Dying of loneliness: What COVID-19 has taught us about the opioid epidemic
Opioid overdoses have been on the rise as the COVID-19 pandemic has taken center stage. Rather than existing separately, there appears to be an interplay between COVID-19 and addictions. Now, experts say the key to saving lives might be addressing the isolation brought on by the pandemic and the stigma associated with addiction.
“In this country, you have stigma and the law, and these drive people into the shadows,” said Peter Canning, a paramedic on the front lines of Connecticut’s battle against opioids.
Canning himself says he used to think addiction was a moral failing -- that is, until he actually got to know the people he helped rescue from overdose. It’s a journey he outlines in his book, "Killing Season: A Paramedic's Dispatches from the Front Lines of the Opioid Epidemic."

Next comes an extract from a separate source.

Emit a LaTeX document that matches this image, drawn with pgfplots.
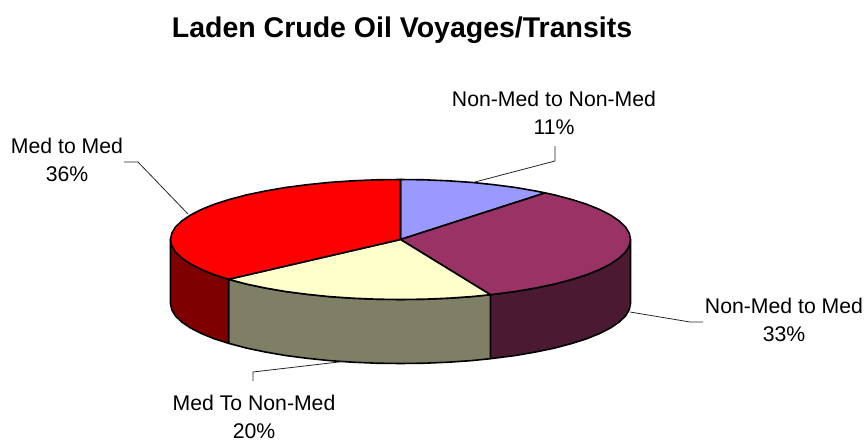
\documentclass[border=0pt]{standalone}
\usepackage{fontspec}
\setmainfont{Liberation Sans}
\usepackage{pgfplots}
\pgfplotsset{compat=1.18}
\definecolor{sliceA}{HTML}{9999FF}
\definecolor{sliceB}{HTML}{993366}
\definecolor{sliceC}{HTML}{FFFFCC}
\definecolor{sliceD}{HTML}{FF0000}
\definecolor{wallB}{HTML}{4C1933}
\definecolor{wallC}{HTML}{7F7F66}
\definecolor{wallD}{HTML}{7F0000}
\newcommand{\lab}{\fontsize{21.3}{28.6}\selectfont}
\tikzset{
  slice/.style={draw=black, line width=1.6bp, line join=round, mark=none},
  leader/.style={draw=black!85, line width=0.8bp, mark=none},
  lbl/.style={align=center, font=\lab, inner sep=0pt},
}
\begin{document}
\begin{tikzpicture}
\begin{axis}[
  scale only axis, width=864bp, height=441bp,
  xmin=0, xmax=864, ymin=0, ymax=441, y dir=reverse,
  hide axis, clip=false,
]
% keep the page at the full 864x441 frame
\path (axis cs:0,0) rectangle (axis cs:864,441);
% side walls, pixel positions of the 3-D pie outline
\addplot[slice, fill=wallB] coordinates {
  (630.5,239.5) (629.2,245.8) (625.5,252.0) (619.2,258.0) (610.6,263.9) (599.7,269.5) (586.6,274.8)
  (571.4,279.6) (554.4,284.1) (535.7,288.0) (515.5,291.5) (490.4,294.7)
  (490.4,358.7) (515.5,355.5) (535.7,352.0) (554.4,348.1) (571.4,343.6) (586.6,338.8) (599.7,333.5)
  (610.6,327.9) (619.2,322.0) (625.5,316.0) (629.2,309.8) (630.5,303.5) (630.5,239.5)};
\addplot[slice, fill=wallC] coordinates {
  (490.4,294.7) (471.6,296.6) (448.3,298.2) (424.5,299.2) (400.5,299.5) (376.5,299.2) (352.7,298.2)
  (329.4,296.6) (307.0,294.3) (285.5,291.5) (265.3,288.0) (246.6,284.1) (228.5,279.3)
  (228.5,343.3) (246.6,348.1) (265.3,352.0) (285.5,355.5) (307.0,358.3) (329.4,360.6) (352.7,362.2)
  (376.5,363.2) (400.5,363.5) (424.5,363.2) (448.3,362.2) (471.6,360.6) (490.4,358.7) (490.4,294.7)};
\addplot[slice, fill=wallD] coordinates {
  (228.5,279.3) (214.4,274.8) (201.3,269.5) (190.4,263.9) (181.8,258.0) (175.5,252.0) (171.8,245.8) (170.5,239.5)
  (170.5,303.5) (171.8,309.8) (175.5,316.0) (181.8,322.0) (190.4,327.9) (201.3,333.5) (214.4,338.8) (228.5,343.3) (228.5,279.3)};
% top slices
\addplot[slice, fill=sliceA] coordinates {
  (400.5,239.5) (400.5,179.5) (424.5,179.8) (448.3,180.8) (471.6,182.4) (494.0,184.7) (515.5,187.5) (535.7,191.0) (545.2,192.9) (400.5,239.5)};
\addplot[slice, fill=sliceB] coordinates {
  (400.5,239.5) (545.2,192.9) (554.4,194.9) (571.4,199.4) (586.6,204.2) (599.7,209.5) (610.6,215.1) (619.2,221.0)
  (625.5,227.0) (629.2,233.2) (630.5,239.5) (629.2,245.8) (625.5,252.0) (619.2,258.0) (610.6,263.9) (599.7,269.5)
  (586.6,274.8) (571.4,279.6) (554.4,284.1) (535.7,288.0) (515.5,291.5) (490.4,294.7) (400.5,239.5)};
\addplot[slice, fill=sliceC] coordinates {
  (400.5,239.5) (490.4,294.7) (471.6,296.6) (448.3,298.2) (424.5,299.2) (400.5,299.5) (376.5,299.2) (352.7,298.2)
  (329.4,296.6) (307.0,294.3) (285.5,291.5) (265.3,288.0) (246.6,284.1) (228.5,279.3) (400.5,239.5)};
\addplot[slice, fill=sliceD] coordinates {
  (400.5,239.5) (228.5,279.3) (214.4,274.8) (201.3,269.5) (190.4,263.9) (181.8,258.0) (175.5,252.0) (171.8,245.8)
  (170.5,239.5) (171.8,233.2) (175.5,227.0) (181.8,221.0) (190.4,215.1) (201.3,209.5) (214.4,204.2) (229.6,199.4)
  (246.6,194.9) (265.3,191.0) (285.5,187.5) (307.0,184.7) (329.4,182.4) (352.7,180.8) (376.5,179.8) (400.5,179.5) (400.5,239.5)};
% leader lines
\addplot[leader] coordinates {(555,146) (555,161) (473,182.5)};
\addplot[leader] coordinates {(124,162) (138,162) (188,214)};
\addplot[leader] coordinates {(630,312) (690,322) (703,322)};
\addplot[leader] coordinates {(343,361.5) (253,372) (253,381)};
% text
\node[font=\bfseries\fontsize{28.6}{32}\selectfont, inner sep=0pt] at (axis cs:402,30) {Laden Crude Oil Voyages/Transits};
\node[lbl] at (axis cs:554,113) {Non-Med to Non-Med\\11\%};
\node[lbl] at (axis cs:67,160) {Med to Med\\36\%};
\node[lbl] at (axis cs:784,320) {Non-Med to Med\\33\%};
\node[lbl] at (axis cs:254,417) {Med To Non-Med\\20\%};
\end{axis}
\end{tikzpicture}
\end{document}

Meanwhile, as the pandemic raged on, loneliness and isolation began to fuel overdose deaths.
“People die from opioids when they use alone,” Canning said. “In this last year, the number of deaths has risen fairly dramatically.”
Hospital visits for opioid overdoses were 29% higher in 2020 than before the pandemic, and Canning estimates that Connecticut’s increase in opioid deaths will total roughly 17% for 2020.
COVID-19 has created an emotional burden for many -- job loss, limited recreation and canceled celebrations -- but this emotional burden was particularly devastating because it was compounded by physical isolation. For someone with an opioid use disorder, emotional burdens can be a trigger to relapse. Using alone in quarantine, without someone to identify an overdose and call 9-1-1, is a recipe for death.
In parallel, the further dissemination of synthetic opioids like fentanyl during the pandemic has claimed more lives. Now, dealers package opioids together haphazardly, mixing dangerous clumps of fentanyl unevenly with fillers, which Canning describes as "Chocolate-Chip Cookie Syndrome."
“You might get too many chocolate chips in your bag. You never know how much fentanyl you’re actually getting,” said Canning. Getting slightly more fentanyl than expected can mean the difference between life and death.
Faced with the isolation of the pandemic and the ongoing risk of fentanyl overdose, opioid users have been pushed even further into the shadows.
Canning and others like Philadelphia's public health commissioner, Dr. Thomas Farley, endorse supervised injection sites and other harm reduction strategies that allow drug users to be monitored for safety while using drugs.
Proponents of harm reduction suggest that providing clean needles and supervised injection sites keeps users alive and out of the hospital until they can attain sobriety.
Despite the growing medical consensus that opioid use disorder is a real, physical brain disease, many continue to believe addiction is a character flaw and that the only response is tough love.
But Canning says many people who become addicted fall into the exact same pattern -- a normal life, an unexpected injury, followed by an opioid prescription from a doctor that spiraled into a crippling addiction.
Instead of "punishing" those with addictions by keeping them at arms’ length, COVID-19 has reminded us that we must bring them closer, Canning says. Physical distancing saves lives, but social distancing kills them, with many addiction experts pointing to the pandemic’s hidden lesson: That loneliness kills.
Nicholas Nissen, M.D., is a clinical fellow and resident physician at Harvard Medical School and an ABC News Medical Unit Doctor.